Julie: I mean, it can if you have-- (inaudible)
Emmy: Right. So the conversation we had, and then she was like, “Well, my provider said it was possible with the wireless monitors.” I was like, “Oh, now I understand why you’ve been set up with this notion.”
Now I can come off of my own biases and like, alright. We have a different tool that I didn’t realize was in the tool bag. And really, that provider was trying to bring comfort to that person while also skirting the lines. So I think that’s also important on a doula level is, remember that providers are also humans trying to do their best, right?
Emmy: Those are the balls you juggle. Treat it like a bad relationship, but also realize maybe they’re also human and they are doing their best to also juggle the balls.
Julie: Oh, I love that advice. Juggle the balls. Juggle all the balls. I think that that’s really good advice. Honestly, most of my VBAC clients now, if they have a provider that I know to be not very supportive of VBAC, I intuitively spent a lot of time prenatally. We go over a lot about what a supportive provider looks like, what evidence says for X, Y, and Z, and send them a lot of information. We talk a lot about their plans, what they want, and then before too long, they realize that their provider is not in line with what they want. And then I am ready right there, like you said, with a list of recommendations for new boyfriends, or new providers, new relationships, new car, whatever you want to call it.
Emmy: Yeah, exactly.
Julie: They end up switching. I can think of so many clients that-- especially VBAC after multiple Cesarean. There is this one provider in the area that everybody recommends and he is not VBAC after multiple Cesareans friendly. He is not. For some reason, everyone refers to him.
I even had a client he told once, he sighed a little bit and did a little side-eyes and said, “I don’t know why everyone refers to me for VBAC after three C-sections. He told that to my client who was going for a VBAC after three C-sections. She ended up going with a different hospital and having her VBAC after three C-sections at 41 weeks and 5 days. Had she stayed with that provider, she would not have had her VBAC after three C-sections. I can say that with confidence. And so, I don’t know. It’s just this dance.

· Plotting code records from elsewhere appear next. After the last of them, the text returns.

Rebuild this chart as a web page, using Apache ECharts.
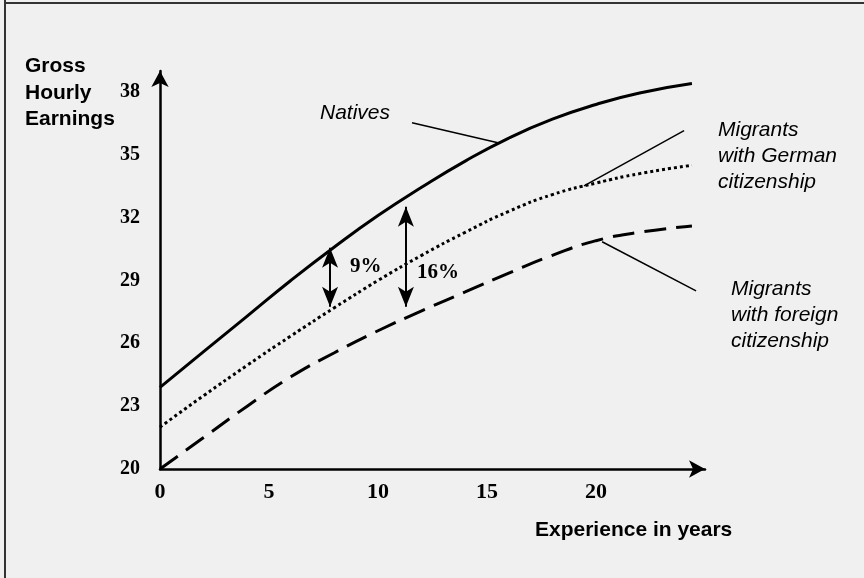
<!DOCTYPE html>
<html>
<head>
<meta charset="utf-8">
<title>Gross hourly earnings by experience</title>
<script src="https://cdn.jsdelivr.net/npm/echarts@6/dist/echarts.min.js"></script>
<style>
  html, body { margin: 0; padding: 0; background: #f0f0f0; }
  #chart { width: 864px; height: 578px; }
</style>
</head>
<body>
<div id="chart"></div>
<script>
var years = [0, 2, 4, 6, 8, 10, 12, 14, 16, 18, 20, 22, 24.4];
var natives = [23.9, 25.6, 27.3, 29.0, 30.6, 32.1, 33.45, 34.7, 35.8, 36.7, 37.4, 37.95, 38.4];
var germanCitizens = [22.0, 23.5, 24.95, 26.35, 27.7, 29.0, 30.2, 31.3, 32.3, 33.1, 33.65, 34.1, 34.5];
var foreignCitizens = [20.0, 21.5, 23.0, 24.4, 25.55, 26.6, 27.55, 28.45, 29.35, 30.2, 30.9, 31.3, 31.6];

var xTicks = [0, 5, 10, 15, 20];
var yTicks = [20, 23, 26, 29, 32, 35, 38];

// gap arrows: [year, top, bottom]
var gapArrows = [[7.8, 30.56, 27.74], [11.28, 32.52, 27.74]];
var gapLabels = ['9%', '16%'];

// leader lines from the text labels to the curves
var leaders = [
  [[11.56, 36.53], [15.55, 35.56]],
  [[24.04, 36.15], [19.45, 33.52]],
  [[20.28, 30.85], [24.59, 28.5]]
];

var sans = 'Liberation Sans';
var serif = 'Liberation Serif';

function pairs(vals) {
  return years.map(function (x, i) { return [x, vals[i]]; });
}

// one end of a double arrow
function arrowEnd(x, y) {
  return { coord: [x, y], symbol: 'arrow', symbolSize: [12, 20] };
}

var chart = echarts.init(document.getElementById('chart'));

var option = {
  backgroundColor: '#f0f0f0',
  animation: false,
  grid: { left: 160, right: 159, top: 71, bottom: 109, outerBoundsMode: 'none' },
  xAxis: {
    type: 'value', min: 0, max: 25,
    axisLine: { show: true, symbol: ['none', 'arrow'], symbolSize: [13, 16],
      lineStyle: { color: '#000', width: 2.5 } },
    axisTick: { show: false },
    splitLine: { show: false },
    axisLabel: { customValues: xTicks, color: '#000', fontFamily: serif,
      fontWeight: 'bold', fontSize: 22, margin: 12 }
  },
  yAxis: {
    type: 'value', min: 20, max: 39,
    axisLine: { show: true, symbol: ['none', 'arrow'], symbolSize: [13, 16],
      lineStyle: { color: '#000', width: 2.5 } },
    axisTick: { show: false },
    splitLine: { show: false },
    axisLabel: { customValues: yTicks, color: '#000', fontFamily: serif,
      fontWeight: 'bold', fontSize: 20, margin: 20 }
  },
  series: [
    {
      name: 'Natives', type: 'line', data: pairs(natives), smooth: true,
      showSymbol: false, silent: true,
      lineStyle: { color: '#000', width: 3, type: 'solid' },
      markLine: {
        silent: true, symbol: ['none', 'none'], label: { show: false },
        lineStyle: { color: '#000', width: 1.5, type: 'solid' },
        data: leaders.map(function (l) { return [{ coord: l[0] }, { coord: l[1] }]; })
      }
    },
    {
      name: 'Migrants with German citizenship', type: 'line', data: pairs(germanCitizens),
      smooth: true, showSymbol: false, silent: true,
      lineStyle: { color: '#000', width: 3, type: [3, 3] },
      markLine: {
        silent: true,
        label: { show: false },
        lineStyle: { color: '#000', width: 2, type: 'solid' },
        itemStyle: { color: '#000' },
        data: gapArrows.map(function (a) { return [arrowEnd(a[0], a[1]), arrowEnd(a[0], a[2])]; })
      }
    },
    {
      name: 'Migrants with foreign citizenship', type: 'line', data: pairs(foreignCitizens),
      smooth: true, showSymbol: false, silent: true,
      lineStyle: { color: '#000', width: 3, type: [22, 10] }
    }
  ],
  graphic: [
    { type: 'rect', shape: { x: 4, y: 0, width: 2, height: 578 }, style: { fill: '#333' } },
    { type: 'rect', shape: { x: 4, y: 2, width: 860, height: 2 }, style: { fill: '#333' } },
    { type: 'text', style: { x: 25, y: 53, text: 'Gross\nHourly\nEarnings', font: 'bold 21px ' + sans,
      lineHeight: 26.5, fill: '#000', textVerticalAlign: 'top' } },
    { type: 'text', style: { x: 535, y: 530, text: 'Experience in years', font: 'bold 21px ' + sans,
      fill: '#000', textVerticalAlign: 'middle' } },
    { type: 'text', style: { x: 320, y: 113, text: 'Natives', font: 'italic 21px ' + sans,
      fill: '#000', textVerticalAlign: 'middle' } },
    { type: 'text', style: { x: 718, y: 117, text: 'Migrants\nwith German\ncitizenship', font: 'italic 21px ' + sans,
      lineHeight: 26, fill: '#000', textVerticalAlign: 'top' } },
    { type: 'text', style: { x: 731, y: 276, text: 'Migrants\nwith foreign\ncitizenship', font: 'italic 21px ' + sans,
      lineHeight: 26, fill: '#000', textVerticalAlign: 'top' } },
    { type: 'text', style: { x: 350, y: 267, text: gapLabels[0], font: 'bold 21px ' + serif,
      fill: '#000', textVerticalAlign: 'middle' } },
    { type: 'text', style: { x: 417, y: 273, text: gapLabels[1], font: 'bold 21px ' + serif,
      fill: '#000', textVerticalAlign: 'middle' } }
  ]
};

chart.setOption(option);
</script>
</body>
</html>
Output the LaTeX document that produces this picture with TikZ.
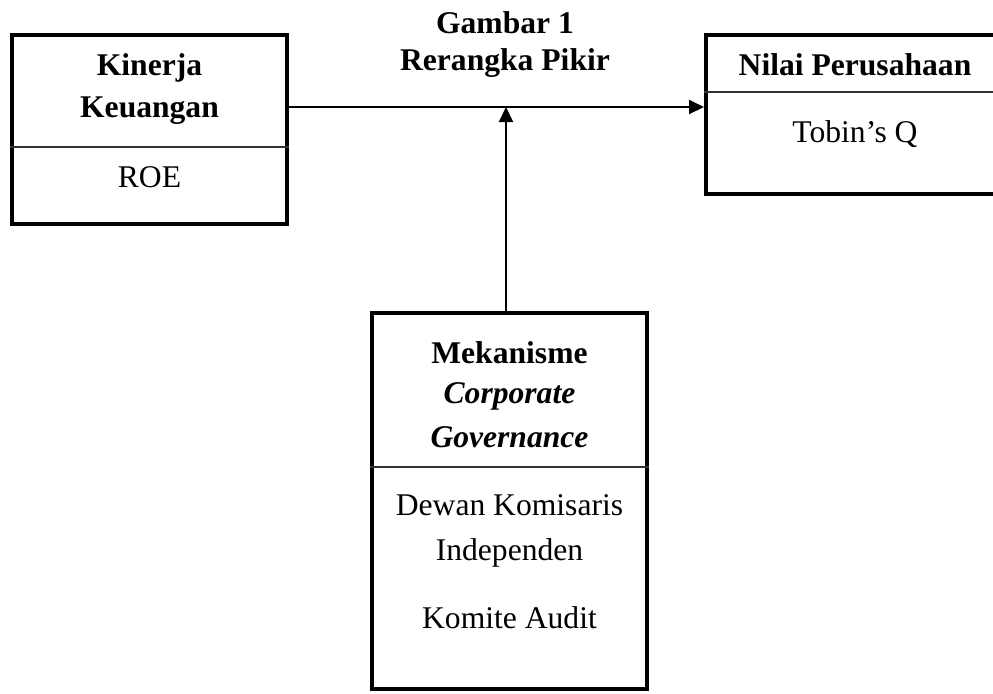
\documentclass[tikz,border=0pt]{standalone}
\usepackage{fontspec}
\setmainfont{Liberation Serif}
\usetikzlibrary{arrows.meta}

\begin{document}
\begin{tikzpicture}[x=0.5pt, y=-0.5pt]
    % Define styles
    \tikzstyle{box} = [rectangle, draw=black, line width=2pt, inner sep=0pt]
    \tikzstyle{divider} = [draw, line width=1pt, black!80]
    \tikzstyle{line} = [draw, -{Triangle[length=7.5pt, width=7pt]}, line width=1pt]
    \tikzstyle{txt} = [anchor=base, inner sep=0pt, font=\fontsize{15.8}{21}\selectfont]
    \tikzstyle{head} = [anchor=base, inner sep=0pt, font=\fontsize{15.8}{21}\selectfont\bfseries]

    \useasboundingbox (0,0) rectangle (993,693);
    \clip (0,0) rectangle (993,693);

    % Place boxes
    \node [box, minimum width=137.5pt, minimum height=94.5pt] (kinerja) at (149.5,129.5) {};
    \node [box, minimum width=149pt, minimum height=79.5pt] (nilai) at (855,114.5) {};
    \node [box, minimum width=137.5pt, minimum height=188pt] (mekanisme) at (509.5,501) {};
    \coordinate (join) at (506,107);

    % Place texts
    \node [head] (judul) at (505,33) {Gambar 1};
    \node [head] (subjudul) at (505,70) {Rerangka Pikir};
    \node [head] (kin1) at (149.5,75) {Kinerja};
    \node [head] (kin2) at (149.5,117) {Keuangan};
    \node [txt] (roe) at (149.5,187) {ROE};
    \node [head] (nil1) at (855,75) {Nilai Perusahaan};
    \node [txt] (tobin) at (855,142) {Tobin’s Q};
    \node [head] (mek1) at (509.5,363) {Mekanisme};
    \node [head] (mek2) at (509.5,403) {\itshape Corporate};
    \node [head] (mek3) at (509.5,447) {\itshape Governance};
    \node [txt] (dki1) at (509.5,515) {Dewan Komisaris};
    \node [txt] (dki2) at (509.5,560) {Independen};
    \node [txt] (audit) at (509.5,628) {Komite Audit};

    % Draw dividers
    \path [divider] (kinerja.west |- 0,147) -- (kinerja.east |- 0,147);
    \path [divider] (nilai.west |- 0,92) -- (nilai.east |- 0,92);
    \path [divider] (mekanisme.west |- 0,467) -- (mekanisme.east |- 0,467);

    % Draw edges
    \path [line] (kinerja.east |- join) -- (nilai.west |- join);
    \path [line] (mekanisme.north -| join) -- (join);
\end{tikzpicture}
\end{document}
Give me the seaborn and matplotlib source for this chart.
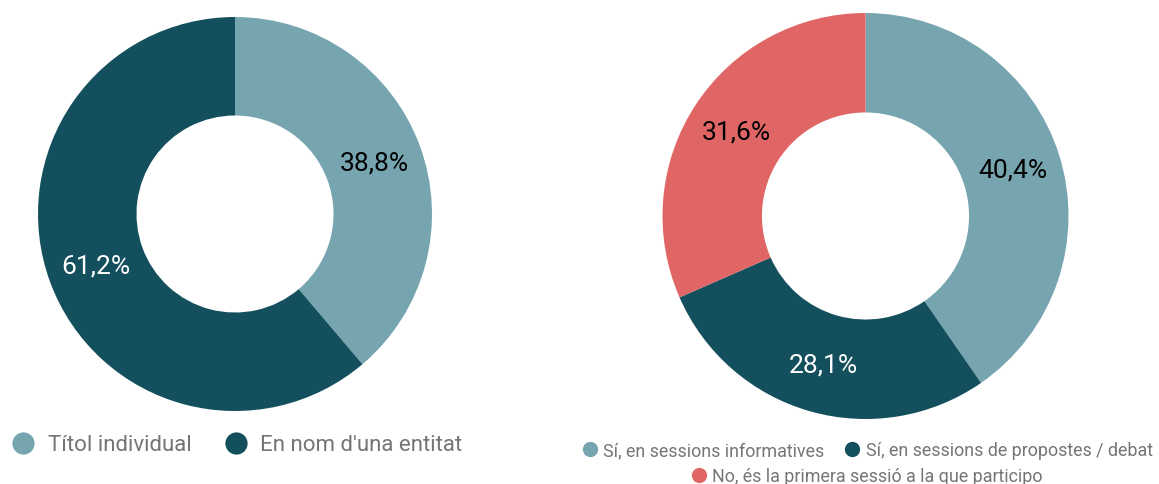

Emmy: It’s incredible. Incredible.
Julie: It’s just a dance to go on and play around because you have to be respectful of the birth space and the staff because the nurses and the obstetricians-- they’re all just trying to do their job the best that they know how and the best that they can do. Sometimes they’re tired and sometimes they’re having a bad day. But I think-- yeah. I don’t know. It’s just a struggle. I’m going to ask Cristen Pascucci from Birth Monopoly to come on the podcast and talk about advocacy, knowing your rights, and things like that.
Emmy: Well, there you go.
Julie: She’s going to just knock it out of the park. We’re going to all have answers to our questions.
Emmy: But that’s a big thing of mine is-- my purpose is to guide you to know how to be an advocate for yourself, right? I am not here to make decisions for people. So, yeah. That’s the hope, right? That would give them the skill of advocacy? Because that’s going to be important for their baby that just arrived and to make decisions for.
Julie: Yes, absolutely. Alright, Emmy. Well, it’s about time to wrap up. How can people find you if they are in the lovely Phoenix, Arizona?
Emmy: I am Birth Wizard on everything. I am birthwizard.com. I am Birth Wizard on Facebook. I am Birth Wizard on Instagram. I am Birth Wizard on Tumblr, Twitter, and Pinterest. Like literally everywhere .com, I’ve got it. Yeah.
Emmy: So, just shout out an email. You can summon me and we can talk about VBAC or whatever birth you need to have.
Julie: Summon the Birth Wizard. I love it. Alright. Well Hallie, thank you so much for sharing your story with us. It was great to listen to you and I am so glad that you had the support that you needed for your VBAC.
Hallie: Thank you so much for having me. It was really great.